Russia is notorious for its Byzantine tax system and rampant tax evasion. The Tax Ministry has tried to change that with public awareness campaigns, including television spots featuring unpaid public sector employees, such as teachers, or animated shorts hyperbolizing the consequences of skipping out on taxes. Other tactics have involved well-publicized commando-style raids on businesses alleged to have withheld tax payments.

The display features a number of drawings reminiscent of early Soviet avant-garde along the lines of Alexander Rodchenko, as well as scenes with characters from traditional fairy tales.

One picture by Sonya Grachyova, 14, in the style of 1920s and 1930s propaganda posters exhorting the public to work harder, depicts a geometric red figure with a raised sledgehammer: "Those who know how to work aren't afraid to pay their taxes!"

Another display item shows a cartoon by Andrei Vokhmyakov, 13, with a fully outfitted U.S. soldier next to a Russian counterpart wearing only underwear emblazoned with a hammer and sickle. "Don't you have any equipment?" the American asks."Only when people paid taxes," the other replies.

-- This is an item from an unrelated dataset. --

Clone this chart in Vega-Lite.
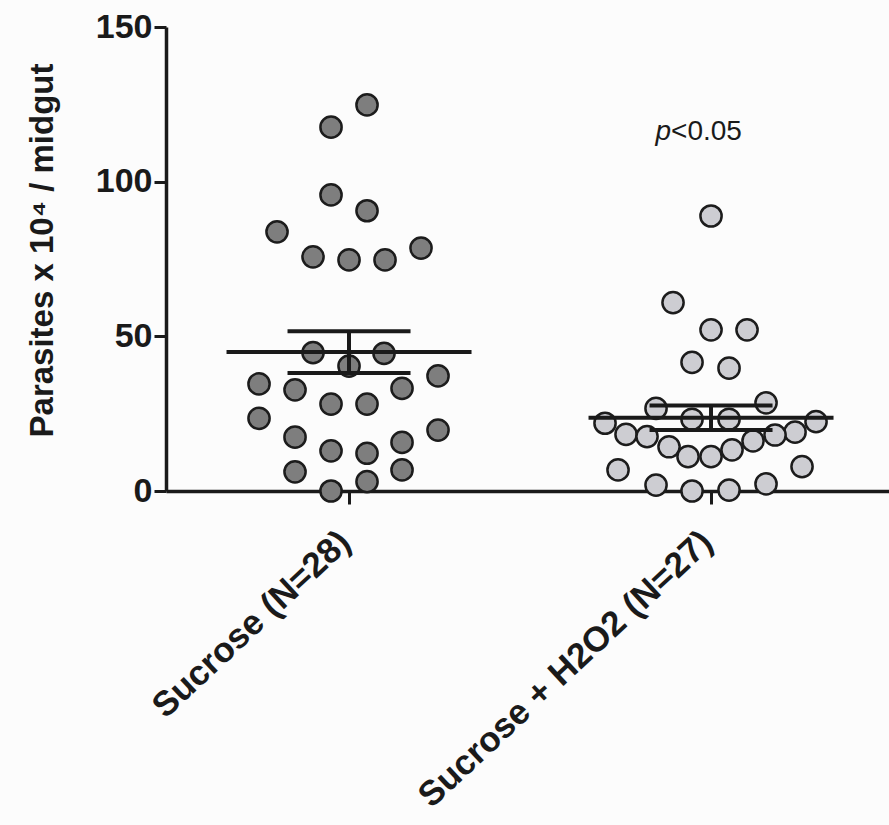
{
  "$schema": "https://vega.github.io/schema/vega-lite/v6.json",
  "width": 723,
  "height": 464,
  "autosize": "none",
  "padding": {"left": 166, "top": 27, "right": 0, "bottom": 334},
  "background": "#fcfcfc",
  "config": {"view": {"stroke": null}, "font": "Liberation Sans"},
  "datasets": {
    "pts": [
      {"group": "Sucrose (N=28)", "dx": 18, "value": 124.8},
      {"group": "Sucrose (N=28)", "dx": -18, "value": 117.6},
      {"group": "Sucrose (N=28)", "dx": -18, "value": 95.7},
      {"group": "Sucrose (N=28)", "dx": 18, "value": 90.6},
      {"group": "Sucrose (N=28)", "dx": -72, "value": 83.8},
      {"group": "Sucrose (N=28)", "dx": -36, "value": 75.7},
      {"group": "Sucrose (N=28)", "dx": 0, "value": 74.7},
      {"group": "Sucrose (N=28)", "dx": 36, "value": 74.7},
      {"group": "Sucrose (N=28)", "dx": 72, "value": 78.5},
      {"group": "Sucrose (N=28)", "dx": -36, "value": 44.7},
      {"group": "Sucrose (N=28)", "dx": 35, "value": 44.5},
      {"group": "Sucrose (N=28)", "dx": 0, "value": 40.4},
      {"group": "Sucrose (N=28)", "dx": -90, "value": 34.6},
      {"group": "Sucrose (N=28)", "dx": -54, "value": 32.7},
      {"group": "Sucrose (N=28)", "dx": -18, "value": 28.1},
      {"group": "Sucrose (N=28)", "dx": 18, "value": 28.1},
      {"group": "Sucrose (N=28)", "dx": 53, "value": 33.2},
      {"group": "Sucrose (N=28)", "dx": 89, "value": 37.2},
      {"group": "Sucrose (N=28)", "dx": -90, "value": 23.5},
      {"group": "Sucrose (N=28)", "dx": -54, "value": 17.4},
      {"group": "Sucrose (N=28)", "dx": -18, "value": 13.0},
      {"group": "Sucrose (N=28)", "dx": 18, "value": 12.2},
      {"group": "Sucrose (N=28)", "dx": 53, "value": 15.7},
      {"group": "Sucrose (N=28)", "dx": 89, "value": 19.7},
      {"group": "Sucrose (N=28)", "dx": -54, "value": 6.2},
      {"group": "Sucrose (N=28)", "dx": -18, "value": 0},
      {"group": "Sucrose (N=28)", "dx": 18, "value": 3.0},
      {"group": "Sucrose (N=28)", "dx": 53, "value": 6.8},
      {"group": "Sucrose + H2O2 (N=27)", "dx": 0, "value": 88.9},
      {"group": "Sucrose + H2O2 (N=27)", "dx": -38, "value": 60.9},
      {"group": "Sucrose + H2O2 (N=27)", "dx": 0, "value": 52.1},
      {"group": "Sucrose + H2O2 (N=27)", "dx": 36, "value": 52.1},
      {"group": "Sucrose + H2O2 (N=27)", "dx": -19, "value": 41.6},
      {"group": "Sucrose + H2O2 (N=27)", "dx": 18, "value": 39.7},
      {"group": "Sucrose + H2O2 (N=27)", "dx": -55, "value": 26.7},
      {"group": "Sucrose + H2O2 (N=27)", "dx": 55, "value": 28.5},
      {"group": "Sucrose + H2O2 (N=27)", "dx": -19, "value": 23.2},
      {"group": "Sucrose + H2O2 (N=27)", "dx": 18, "value": 23.2},
      {"group": "Sucrose + H2O2 (N=27)", "dx": -106, "value": 21.9},
      {"group": "Sucrose + H2O2 (N=27)", "dx": 105, "value": 22.4},
      {"group": "Sucrose + H2O2 (N=27)", "dx": -85, "value": 18.3},
      {"group": "Sucrose + H2O2 (N=27)", "dx": -64, "value": 17.6},
      {"group": "Sucrose + H2O2 (N=27)", "dx": 84, "value": 19.0},
      {"group": "Sucrose + H2O2 (N=27)", "dx": 64, "value": 18.1},
      {"group": "Sucrose + H2O2 (N=27)", "dx": -42, "value": 14.3},
      {"group": "Sucrose + H2O2 (N=27)", "dx": 42, "value": 16.2},
      {"group": "Sucrose + H2O2 (N=27)", "dx": -23, "value": 11.1},
      {"group": "Sucrose + H2O2 (N=27)", "dx": 0, "value": 11.1},
      {"group": "Sucrose + H2O2 (N=27)", "dx": 21, "value": 13.3},
      {"group": "Sucrose + H2O2 (N=27)", "dx": -93, "value": 6.8},
      {"group": "Sucrose + H2O2 (N=27)", "dx": 91, "value": 7.9},
      {"group": "Sucrose + H2O2 (N=27)", "dx": -55, "value": 1.9},
      {"group": "Sucrose + H2O2 (N=27)", "dx": -19, "value": 0},
      {"group": "Sucrose + H2O2 (N=27)", "dx": 18, "value": 0.3},
      {"group": "Sucrose + H2O2 (N=27)", "dx": 55, "value": 2.3}
    ],
    "note": [
      {"group": "Sucrose + H2O2 (N=27)", "value": 116, "p": "p", "rest": "<0.05"}
    ]
  },
  "layer": [
    {
      "data": {"name": "pts"},
      "mark": {"type": "circle", "size": 450, "opacity": 1, "stroke": "#1c1c1c", "strokeWidth": 2.5},
      "encoding": {
        "x": {
          "field": "group", "type": "nominal", "sort": null,
          "scale": {"type": "point", "padding": 0.4986, "align": 0.507},
          "axis": {
            "title": null, "domainColor": "#1a1a1a", "domainWidth": 3.5,
            "tickColor": "#1a1a1a", "tickWidth": 3, "tickSize": 13,
            "labelAngle": -43, "labelAlign": "right", "labelBaseline": "top",
            "labelFont": "Liberation Sans", "labelFontWeight": "bold", "labelFontSize": 35,
            "labelColor": "#1a1a1a", "labelPadding": 20, "labelOffset": -16, "labelLimit": 0
          }
        },
        "xOffset": {"field": "dx", "type": "quantitative", "scale": {"domain": [-100, 100], "range": [-100, 100]}},
        "y": {
          "field": "value", "type": "quantitative",
          "scale": {"domain": [0, 150], "nice": false},
          "axis": {
            "title": "Parasites x 10⁴ / midgut", "values": [0, 50, 100, 150], "grid": false,
            "domainColor": "#1a1a1a", "domainWidth": 3.5,
            "tickColor": "#1a1a1a", "tickWidth": 3, "tickSize": 12,
            "labelFont": "Liberation Sans", "labelFontWeight": "bold", "labelFontSize": 34,
            "labelColor": "#1a1a1a", "labelPadding": 2,
            "titleFont": "Liberation Sans", "titleFontWeight": "bold", "titleFontSize": 33,
            "titleColor": "#1a1a1a", "titlePadding": 36, "titleY": 223
          }
        },
        "fill": {"field": "group", "type": "nominal", "scale": {"range": ["#7e7e7e", "#cdcdd2"]}, "legend": null}
      }
    },
    {
      "data": {"name": "pts"},
      "mark": {"type": "errorbar", "extent": "stderr", "color": "#1a1a1a", "opacity": 1, "thickness": 4, "ticks": {"size": 123, "thickness": 4, "color": "#1a1a1a", "opacity": 1}},
      "encoding": {
        "x": {"field": "group", "type": "nominal", "sort": null},
        "y": {"field": "value", "type": "quantitative", "title": "Parasites x 10⁴ / midgut"}
      }
    },
    {
      "data": {"name": "pts"},
      "mark": {"type": "tick", "size": 245, "thickness": 4, "color": "#1a1a1a", "opacity": 1},
      "encoding": {
        "x": {"field": "group", "type": "nominal", "sort": null},
        "y": {"aggregate": "mean", "field": "value", "type": "quantitative", "title": "Parasites x 10⁴ / midgut"}
      }
    },
    {
      "data": {"name": "note"},
      "mark": {"type": "text", "align": "right", "baseline": "middle", "dx": -40, "font": "Liberation Sans", "fontStyle": "italic", "fontSize": 28, "color": "#1a1a1a"},
      "encoding": {
        "x": {"field": "group", "type": "nominal", "sort": null},
        "y": {"field": "value", "type": "quantitative", "title": "Parasites x 10⁴ / midgut"},
        "text": {"field": "p"}
      }
    },
    {
      "data": {"name": "note"},
      "mark": {"type": "text", "align": "left", "baseline": "middle", "dx": -40, "font": "Liberation Sans", "fontSize": 28, "color": "#1a1a1a"},
      "encoding": {
        "x": {"field": "group", "type": "nominal", "sort": null},
        "y": {"field": "value", "type": "quantitative", "title": "Parasites x 10⁴ / midgut"},
        "text": {"field": "rest"}
      }
    }
  ]
}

Another picture - depicting one leafy half of a tree with roots labeled "taxes" and a bare half without any roots labeled "Don't cut it down" - came tumbling down during the opening. "You missed the most interesting part," quipped Pochinok to a latecomer. "The tax tree came down."

Another picture, not part of the exhibit, has been chosen to adorn 1 million postal envelopes. It shows a chick hatching from its egg, saying, "Where do I pay my taxes around here?"

Pochinok said Monday the Tax Ministry is still processing payments from March, for which the ministry set a target level of 35 billion rubles ($1.2 billion). The tax minister said last month that collections were likely to reach 40 billion rubles. February's take reached 41.5 billion rubles.

Analysts said last month that April could see record-high collections as natural-resource monopolies are now paying their taxes in cash as opposed to quasi-payments like promissory notes and commodities.

Meanwhile, reforms aimed at consolidating and simplifying the Tax Code as well as lowering the country's draconian tax rates are making their way through parliament, but slowly. The International Monetary Fund, which froze a promised $4.5 billion loan last year, has made tax reform a key condition for further financial aid.

This is by no means the first time tax authorities have engaged children in making good citizens out of their parents. Schoolchildren returning to classes in September 1998 after the previous month's financial crash were greeted with a stern message that they could be deprived of a free education if their parents failed to pay taxes.

Although Pochinok grinned from ear to ear Monday, tax collection is no laughing matter. Russia owes billions of dollars in foreign debt on top of having to pay a massive army of pensioners and public sector employees.

The tax minister declared last Friday that even Father Frost, Russia's version of Santa Claus, had paid his taxes.